Marta: Não. A minha rejeição na pesquisa Vox Populi [divulgada na semana passada] é de 18%. A de [José] Serra é de 16%. Netinho tem rejeição de 16% e para ele é alta porque ele nunca teve cargo no Executivo. Quem é do Executivo sempre agrada e desagrada e a minha rejeição é de quem teve cargo no Executivo. A pesquisa mostra que eu ganho entre as mulheres, entre os jovens, entre a população economicamente ativa. Há algo errado na avaliação que fazem da rejeição e do teto.

Valor: Como a senhora pretende conquistar o apoio do partido? A bancada federal, por exemplo, está dividida e tem dois pré-candidatos...

Marta: Eu não tenho que me mexer. Tenho apoio de parcelas do partido. Aloizio Mercadante tem apoio até maior que o meu. Haddad tem algum apoio dentro do partido. E temos a força de Lula. Agora ninguém vai achar que é uma disputa com Lula. Ele é uma força tão grande, tão distante de todos nós, tão poderoso que essa luta não poderia existir. Lula falou [de Haddad] porque ele gostaria de um nome novo, mas ele tem experiência maior que todos nós de respeitar o processo e a conjuntura. Isso vai ser natural, por isso estou tranquila.

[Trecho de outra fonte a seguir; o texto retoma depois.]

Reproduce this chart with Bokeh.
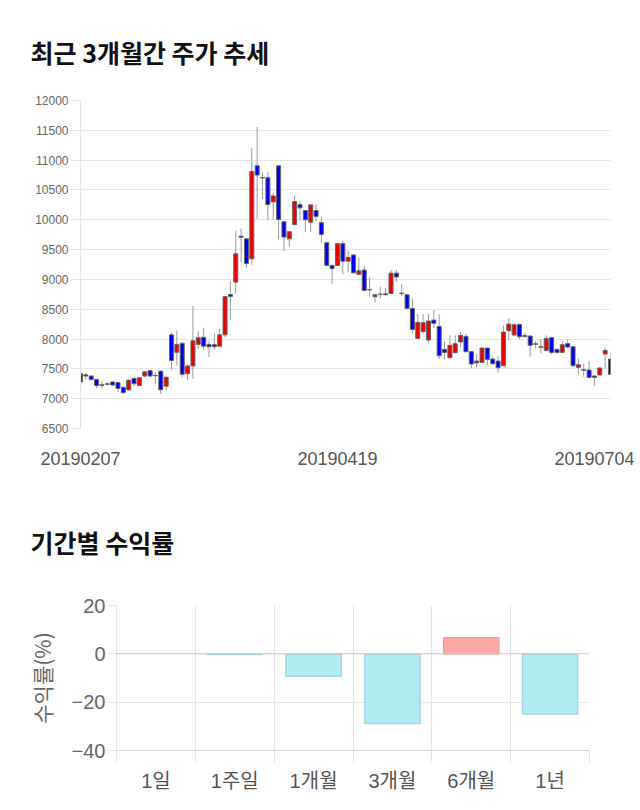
from bokeh.plotting import figure
from bokeh.layouts import column
from bokeh.models import ColumnDataSource, Range1d, FixedTicker, Span
from bokeh.embed import file_html
from bokeh.resources import INLINE

# ---------------- data: 3-month daily candles ----------------
opens = [7280, 7400, 7380, 7320, 7220, 7240, 7280, 7270, 7190, 7150,
         7340, 7220, 7380, 7470, 7390, 7460, 7210, 8070, 7780, 7930,
         7420, 7550, 7910, 8030, 7910, 7905, 7880, 8070, 8745, 8955,
         9725, 9680, 9345, 10905, 10710, 10705, 10300, 10905, 9965, 9680,
         9920, 10255, 10155, 9960, 10155, 9950, 9615, 9235, 9235, 9600,
         9305, 9410, 9085, 9157, 8830, 8710, 8752, 8743, 8765, 9105,
         8770, 8743, 8514, 8011, 8128, 7983, 8318, 8212, 7827, 7687,
         7771, 7950, 8045, 7788, 7598, 7609, 7849, 7665, 7631, 7553,
         8140, 8067, 8245, 8039, 8050, 7920, 7860, 7810, 8022, 7827,
         7776, 7922, 7871, 7525, 7485, 7480, 7380, 7397, 7749, 7665]
highs = [7475, 7440, 7390, 7330, 7300, 7280, 7300, 7280, 7200, 7320,
         7360, 7360, 7470, 7490, 7440, 7475, 7370, 8100, 8145, 7940,
         7575, 8560, 8130, 8190, 7970, 8100, 8170, 8720, 8970, 9820,
         9850, 9690, 11210, 11555, 10800, 10800, 10450, 10910, 9970, 9810,
         10410, 10310, 10160, 10255, 10260, 10056, 9640, 9250, 9610, 9645,
         9486, 9420, 9363, 9224, 9028, 8760, 8883, 8855, 9160, 9160,
         8922, 8750, 8682, 8419, 8419, 8419, 8486, 8419, 7966, 8061,
         8061, 8123, 8084, 7795, 7749, 7860, 7855, 7700, 7709, 8229,
         8346, 8262, 8260, 8106, 8061, 7966, 8000, 8061, 8039, 7840,
         7961, 7994, 7880, 7670, 7592, 7631, 7390, 7525, 7860, 7771]
lows = [7270, 7320, 7300, 7180, 7180, 7220, 7210, 7110, 7080, 7130,
        7210, 7210, 7360, 7360, 7250, 7070, 7140, 7490, 7560, 7360,
        7310, 7330, 7840, 7810, 7700, 7820, 7870, 8030, 8320, 8760,
        9290, 9190, 9246, 10015, 10350, 9990, 10000, 9670, 9475, 9550,
        9900, 9990, 9795, 9795, 9975, 9610, 9230, 8930, 9230, 9080,
        9123, 9100, 9080, 8800, 8704, 8609, 8676, 8730, 8750, 8955,
        8720, 8500, 8095, 8000, 8100, 7938, 8179, 7665, 7659, 7670,
        7760, 7860, 7780, 7508, 7525, 7600, 7564, 7570, 7441, 7550,
        7983, 8060, 8000, 8030, 7704, 7843, 7760, 7800, 7743, 7743,
        7770, 7850, 7540, 7408, 7369, 7340, 7218, 7390, 7508, 7400]
closes = [7420, 7380, 7320, 7220, 7235, 7250, 7230, 7170, 7100, 7310,
          7250, 7350, 7450, 7380, 7385, 7150, 7360, 7640, 7910, 7410,
          7550, 7970, 8020, 7880, 7870, 7870, 8070, 8710, 8715, 9430,
          9705, 9265, 10810, 10750, 10700, 10255, 10400, 10005, 9710, 9800,
          10305, 10200, 10000, 10250, 10055, 9755, 9235, 9180, 9600, 9305,
          9370, 9110, 9145, 8816, 8825, 8743, 8748, 8760, 9105, 9040,
          8760, 8514, 8162, 8279, 8274, 8302, 8263, 7720, 7776, 7894,
          7922, 8061, 7788, 7581, 7631, 7849, 7659, 7587, 7519, 8117,
          8251, 8240, 8039, 8061, 7894, 7912, 7871, 8011, 7776, 7776,
          7905, 7866, 7553, 7570, 7478, 7357, 7357, 7514, 7810, 7408]
date_ticks = [0, 48, 96]
date_labels = ["20190207", "20190419", "20190704"]
price_ticks = list(range(6500, 12001, 500))

# ---------------- data: period returns ----------------
periods = ["1일", "1주일", "1개월", "3개월", "6개월", "1년"]
returns = [0.0, -0.3, -9.3, -28.8, 6.7, -24.9]
return_ticks = [-40, -20, 0, 20]

# ================= candle chart =================
n = len(opens)
idx = list(range(n))
up = [c >= o for o, c in zip(opens, closes)]
src = ColumnDataSource(dict(
    i=idx, high=highs, low=lows,
    top=[max(o, c) for o, c in zip(opens, closes)],
    bottom=[min(o, c) for o, c in zip(opens, closes)],
    color=["#ee0000" if u else "#0000ee" for u in up],
))

p = figure(width=640, height=470, x_range=Range1d(0, n - 1), y_range=Range1d(6500, 12000),
           output_backend="svg", toolbar_location=None,
           min_border_left=80, min_border_right=30, min_border_top=100, min_border_bottom=42)
p.frame_align = False
p.title.text = "최근 3개월간 주가 추세"
p.title.align = "left"
p.title.offset = -50
p.title.standoff = 62
p.title.text_font = "Noto Sans CJK KR"
p.title.text_font_size = "25px"
p.title.text_font_style = "bold"
p.title.text_color = "#111111"
p.outline_line_color = None
p.background_fill_color = "white"

p.xgrid.visible = False
p.ygrid.ticker = FixedTicker(ticks=price_ticks)
p.ygrid.grid_line_color = "#e6e6e6"

p.yaxis.ticker = FixedTicker(ticks=price_ticks)
p.yaxis.axis_line_color = "#e6e6e6"
p.yaxis.major_tick_line_color = "#e6e6e6"
p.yaxis.major_tick_out = 10
p.yaxis.major_tick_in = 0
p.yaxis.minor_tick_line_color = None
p.yaxis.major_label_text_font = "Liberation Sans"
p.yaxis.major_label_text_font_size = "12px"
p.yaxis.major_label_text_color = "#666666"
p.yaxis.major_label_standoff = 2

p.xaxis.ticker = FixedTicker(ticks=date_ticks)
p.xaxis.major_label_overrides = {t: l for t, l in zip(date_ticks, date_labels)}
p.xaxis.axis_line_color = None
p.xaxis.major_tick_line_color = None
p.xaxis.minor_tick_line_color = None
p.xaxis.major_label_text_font = "Liberation Sans"
p.xaxis.major_label_text_font_size = "18px"
p.xaxis.major_label_text_color = "#555555"
p.xaxis.major_label_standoff = 17

p.segment(x0="i", y0="high", x1="i", y1="low", source=src, line_color="#9a9a9a", line_width=1)
p.vbar(x="i", width=0.75, top="top", bottom="bottom", source=src,
       fill_color="color", line_color="#666666", line_width=1)

# ================= returns bar chart =================
m = len(periods)
centers = [k + 0.5 for k in range(m)]
bounds = list(range(m + 1))
bsrc = ColumnDataSource(dict(
    x=centers, ret=returns,
    fill=["#ffa8a8" if r > 0 else "#b3ebf2" for r in returns],
    line=[None if r == 0 else ("#f09a9a" if r > 0 else "#9fd8e2") for r in returns],
))

p2 = figure(width=640, height=340, x_range=Range1d(0, m), y_range=Range1d(-40, 20),
            output_backend="svg", toolbar_location=None,
            min_border_left=116, min_border_right=51, min_border_top=135, min_border_bottom=60)
p2.frame_align = False
p2.title.text = "기간별 수익률"
p2.title.align = "left"
p2.title.offset = -86
p2.title.standoff = 92
p2.title.text_font = "Noto Sans CJK KR"
p2.title.text_font_size = "25px"
p2.title.text_font_style = "bold"
p2.title.text_color = "#111111"
p2.outline_line_color = None

p2.xgrid.ticker = FixedTicker(ticks=bounds)
p2.xgrid.grid_line_color = "#e6e6e6"
p2.ygrid.ticker = FixedTicker(ticks=return_ticks)
p2.ygrid.grid_line_color = "#e6e6e6"

p2.yaxis.ticker = FixedTicker(ticks=return_ticks)
p2.yaxis.axis_line_color = "#e6e6e6"
p2.yaxis.major_tick_line_color = "#e6e6e6"
p2.yaxis.major_tick_out = 8
p2.yaxis.major_tick_in = 0
p2.yaxis.minor_tick_line_color = None
p2.yaxis.major_label_text_font = "Liberation Sans"
p2.yaxis.major_label_text_font_size = "20px"
p2.yaxis.major_label_text_color = "#666666"
p2.yaxis.major_label_standoff = 3
p2.yaxis.axis_label = "수익률(%)"
p2.yaxis.axis_label_text_font = "Noto Sans CJK KR"
p2.yaxis.axis_label_text_font_size = "21px"
p2.yaxis.axis_label_text_font_style = "normal"
p2.yaxis.axis_label_text_color = "#666666"
p2.yaxis.axis_label_standoff = 12

p2.xaxis.ticker = FixedTicker(ticks=centers, minor_ticks=bounds)
p2.xaxis.major_label_overrides = {c: lab for c, lab in zip(centers, periods)}
p2.xaxis.axis_line_color = "#d9d9d9"
p2.xaxis.major_tick_line_color = None
p2.xaxis.minor_tick_line_color = "#e6e6e6"
p2.xaxis.minor_tick_out = 12
p2.xaxis.minor_tick_in = 0
p2.xaxis.major_label_text_font = "'Liberation Sans', 'Noto Sans CJK KR'"
p2.xaxis.major_label_text_font_size = "20px"
p2.xaxis.major_label_text_color = "#555555"
p2.xaxis.major_label_standoff = 7

p2.add_layout(Span(location=0, dimension="width", line_color="#cccccc", line_width=1))
p2.vbar(x="x", width=0.7, top="ret", bottom=0, source=bsrc,
        fill_color="fill", line_color="line", line_width=1.5)

layout = column(p, p2)
open("out.html", "w").write(file_html(layout, INLINE))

Valor: A senhora vai intensificar a agenda em São Paulo?

Marta: Vou trabalhar como sempre fiz. O PT vai fazer as caravanas e vou participar de todas elas, como petista que sou.

Valor: A senhora defende bandeiras como a união homoafetiva, criticadas por lideranças religiosas. Isso não a afasta dos religiosos?

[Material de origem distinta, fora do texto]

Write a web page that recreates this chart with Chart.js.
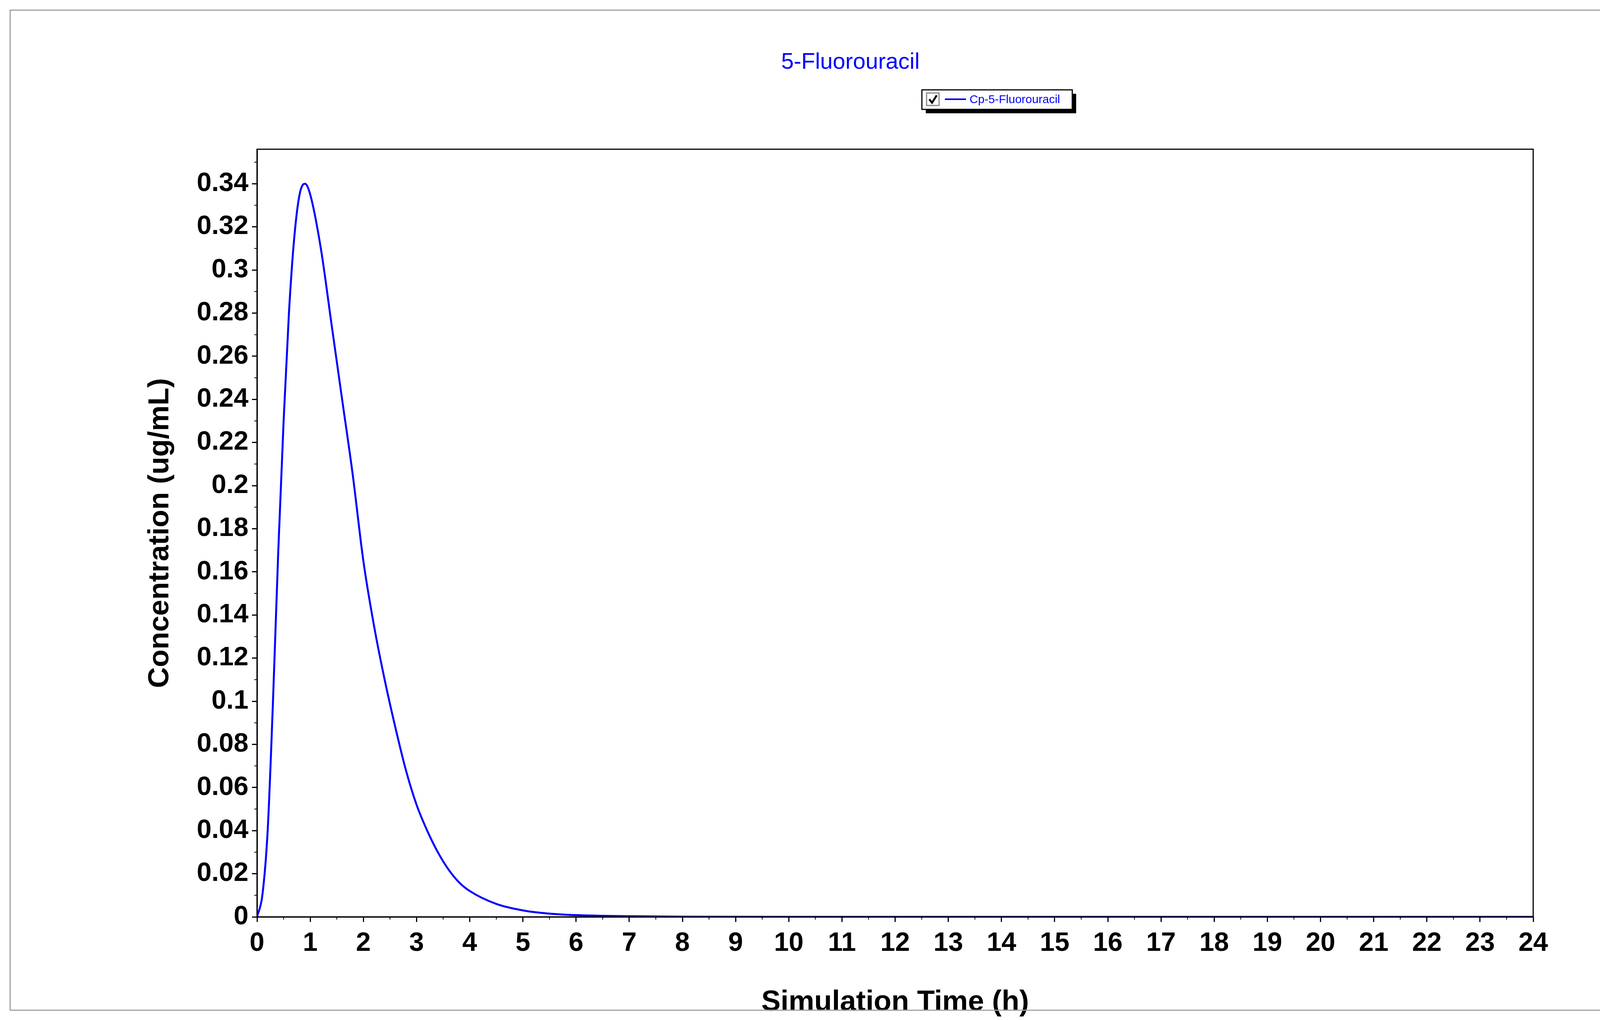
<!DOCTYPE html>
<html>
<head>
<meta charset="utf-8">
<script src="https://cdn.jsdelivr.net/npm/chart.js@4"></script>
<style>
  html, body { margin: 0; padding: 0; background: #fff; }
  #wrap { width: 4158px; height: 2611px; }
</style>
</head>
<body>
<div id="wrap"><canvas id="chart5fu"></canvas></div>
<script>
// Tiempos de simulación (h) y concentración
const times = [0, 0.1, 0.2, 0.3, 0.4, 0.5, 0.6, 0.7, 0.8, 0.9, 1.0, 1.2, 1.4, 1.6, 1.8, 2.0,
  2.2, 2.4, 2.6, 2.8, 3.0, 3.2, 3.4, 3.6, 3.8, 4.0, 4.5, 5, 5.5, 6, 7, 8, 10, 12, 16, 20, 24];
const concentration = [0, 0.01, 0.04, 0.1, 0.17, 0.23, 0.28, 0.315, 0.335, 0.34, 0.335, 0.31,
  0.275, 0.24, 0.205, 0.165, 0.135, 0.11, 0.088, 0.068, 0.052, 0.04, 0.03, 0.022, 0.016, 0.012,
  0.006, 0.003, 0.0015, 0.0008, 0.0003, 0.0001, 0, 0, 0, 0, 0];
const seriesName = "Cp-5-Fluorouracil";
const chartTitle = "5-Fluorouracil";
const yMax = 0.356;

const blue = "#0000ff";

// Marco exterior, caja del área, ticks menores, título y leyenda
const decor = {
  id: "decor",
  afterDraw(chart) {
    const ctx = chart.ctx;
    const a = chart.chartArea;
    const x = chart.scales.x, y = chart.scales.y;
    ctx.save();
    ctx.strokeStyle = "#a0a0a0";
    ctx.lineWidth = 3;
    ctx.strokeRect(26, 26, 4103, 2560);
    ctx.strokeStyle = "#000";
    ctx.lineWidth = 3;
    ctx.strokeRect(a.left, a.top, a.right - a.left, a.bottom - a.top);
    // ticks menores
    ctx.lineWidth = 2;
    ctx.beginPath();
    for (let v = 0.5; v < 24; v += 1) {
      const px = x.getPixelForValue(v);
      ctx.moveTo(px, a.bottom); ctx.lineTo(px, a.bottom + 7);
    }
    for (let v = 0.01; v < yMax; v += 0.02) {
      const py = y.getPixelForValue(v);
      ctx.moveTo(a.left, py); ctx.lineTo(a.left - 7, py);
    }
    ctx.stroke();
    // título
    ctx.fillStyle = blue;
    ctx.font = "58px 'Liberation Sans', Arial";
    ctx.textAlign = "center";
    ctx.textBaseline = "middle";
    ctx.fillText(chartTitle, 2177, 160);
    // leyenda
    ctx.fillStyle = "#000";
    ctx.fillRect(2370, 240, 385, 50);
    ctx.fillStyle = "#fff";
    ctx.fillRect(2360, 230, 385, 50);
    ctx.strokeStyle = "#000";
    ctx.lineWidth = 3;
    ctx.strokeRect(2360, 230, 385, 50);
    ctx.strokeStyle = "#888";
    ctx.strokeRect(2372, 238, 32, 32);
    ctx.strokeStyle = "#000";
    ctx.lineWidth = 5;
    ctx.beginPath();
    ctx.moveTo(2379, 254); ctx.lineTo(2386, 263); ctx.lineTo(2398, 244);
    ctx.stroke();
    ctx.strokeStyle = blue;
    ctx.lineWidth = 4;
    ctx.beginPath();
    ctx.moveTo(2419, 254); ctx.lineTo(2473, 254);
    ctx.stroke();
    ctx.fillStyle = blue;
    ctx.font = "30px 'Liberation Sans', Arial";
    ctx.textAlign = "left";
    ctx.fillText(seriesName, 2482, 256);
    ctx.restore();
  }
};

const axisFont = { family: "'Liberation Sans', Arial", size: 68, weight: "bold" };
const titleFont = { family: "'Liberation Sans', Arial", size: 74, weight: "bold" };

new Chart(document.getElementById("chart5fu"), {
  type: "line",
  data: {
    datasets: [{
      label: seriesName,
      data: times.map((t, i) => ({ x: t, y: concentration[i] })),
      borderColor: blue,
      borderWidth: 5,
      pointRadius: 0,
      cubicInterpolationMode: "monotone",
      fill: false
    }]
  },
  options: {
    responsive: true,
    maintainAspectRatio: false,
    animation: false,
    layout: { padding: { left: 0, top: 382, right: 233, bottom: 0 } },
    plugins: { legend: { display: false }, title: { display: false }, tooltip: { enabled: false } },
    scales: {
      x: {
        type: "linear", min: 0, max: 24,
        ticks: { stepSize: 1, color: "#000", font: axisFont, padding: 14, maxRotation: 0, autoSkip: false },
        grid: { drawOnChartArea: false, drawTicks: true, tickLength: 13, color: "#000", lineWidth: 3 },
        border: { display: true, color: "#000", width: 3 },
        title: { display: true, text: "Simulation Time (h)", color: "#000", font: titleFont, padding: { top: 55, bottom: 0 } },
        afterFit(s) { s.height = 264; }
      },
      y: {
        type: "linear", min: 0, max: yMax,
        afterBuildTicks(s) { s.ticks = s.ticks.filter(t => t.value <= 0.3401); },
        ticks: {
          stepSize: 0.02, color: "#000", font: axisFont, padding: 9,
          callback: v => String(Number(v.toFixed(2)))
        },
        grid: { drawOnChartArea: false, drawTicks: true, tickLength: 13, color: "#000", lineWidth: 3 },
        border: { display: true, color: "#000", width: 3 },
        title: { display: true, text: "Concentration (ug/mL)", color: "#000", font: titleFont, padding: { top: 366, bottom: 0 } },
        afterFit(s) { s.width = 658; }
      }
    }
  },
  plugins: [decor]
});
</script>
</body>
</html>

Marta: Já fui prefeita com as mesmas convicções e todas as religiões perceberam o respeito que eu tenho por elas. Temos muitos projetos sociais em comum com os católicos. Nossa parceria não é financeira, de repasse de recursos a entidades católicas, mas sim de ideais, de projetos de resgate da pobreza. Isso vem da minha própria formação. Sou petista porque sou católica. Com os evangélicos eu fiz gestos muito expressivos e tirei o IPTU dos templos. Eu isentei todos os templos e igrejas. Tive enorme respeito por suas convicções. Quer fazer Marcha para Jesus? Faça. Com a comunidade afro eu permiti cultos em cemitérios, com determinados limites. Respeito a diversidade dos costumes. Tanto é que a mais votada pelos evangélicos e pelos católicos sou eu.

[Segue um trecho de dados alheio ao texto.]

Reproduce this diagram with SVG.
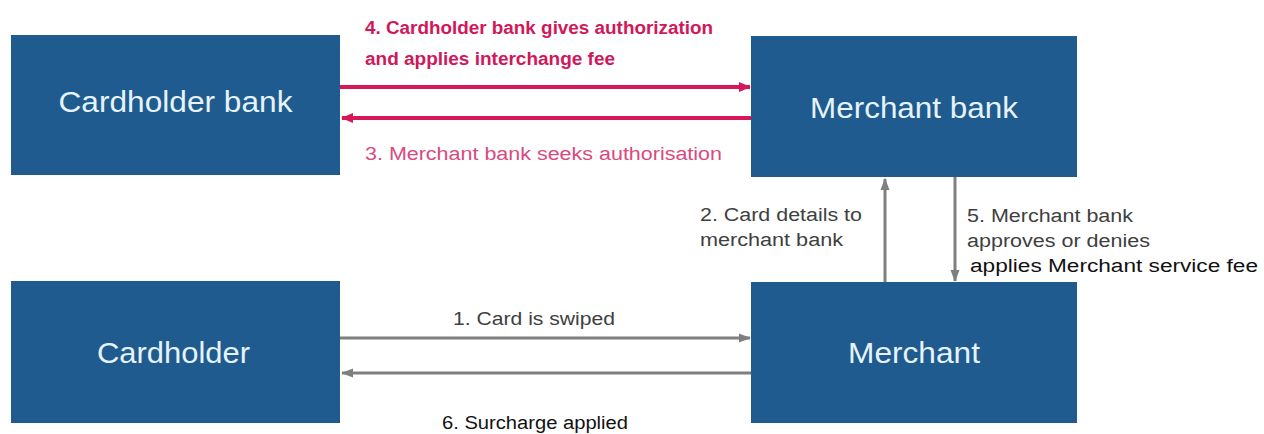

Valor: O que tornaria a candidatura da senhora mais competitiva do que a de outros petistas?

Marta: Por que eu sou uma candidata para ganhar? Primeiro é a maturidade. A gente aprende. Fui eleita prefeita há dez anos, fui ministra e agora sou senadora. Fiz muita coisa boa para a cidade, em uma situação adversa. Peguei a cidade depois de [Paulo] Maluf, [Celso] Pitta, com uma dívida gigantesca. Fiz o bilhete único, os CEUs, o renda mínima. Posso resgatar projetos importantes na área da Educação, recuperar o que não foi feito na área de trânsito. A cidade está em uma situação de abandono, de falta de planejamento absoluto, além do território livre em termos imobiliários. O Plano Diretor não foi implementado, os planos de revitalização foram abandonados. A cidade cresce por inércia e pelo trabalho de seu povo. Não houve planejamento. Quero ser prefeita para que a cidade volte a funcionar.

Valor: Qual sua análise da candidatura Chalita?

Marta: Acho que o PMDB é o partido mais forte do Brasil e estava em uma situação muito precária, sem liderança expressiva, elegeu só um deputado federal. Algo tinha que ser feito e foi feito esse gesto por Chalita.

Valor: Ele pode ser vice do PT? É possível uma aliança no primeiro turno?

Marta: Tenho que respeitar todas as candidaturas, mas seria muito bom.

Valor: Não é contraditório o PT ter criticado tanto Chalita quando secretário da Educação de Alckmin e agora buscar uma aliança?

Marta: Chalita é o candidato do PMDB. Se ele vier como parceiro, será tratado como parceiro. Se ele for opositor, será tratado como opositor e temos argumentos fortes. Mas quem manda na Educação de uma prefeitura petista é o PT.

Valor: Quem deve ser o adversário do PT? Serra?

Marta: É o Serra. Ele não tem saída. Se não conseguir ser candidato agora, quanto mais em 2014. Vai ser ele. O [Andrea] Matarazzo está lá de clone, para sair na hora certa.

Valor: Na avaliação da senhora, qual é o ponto fraco da gestão do prefeito Gilberto Kassab?

Marta: São muitos, mas o que mais me instiga é o motivo de ele não usar os R$ 7 bilhões de superávit, em uma cidade que precisa de corredor de ônibus, de limpeza de córrego, de habitação. A gestão toda foi marcada por um superavit gigantesco, por incapacidade de ação. Quando se é prefeito, dinheiro não fica no banco, vai para o povo.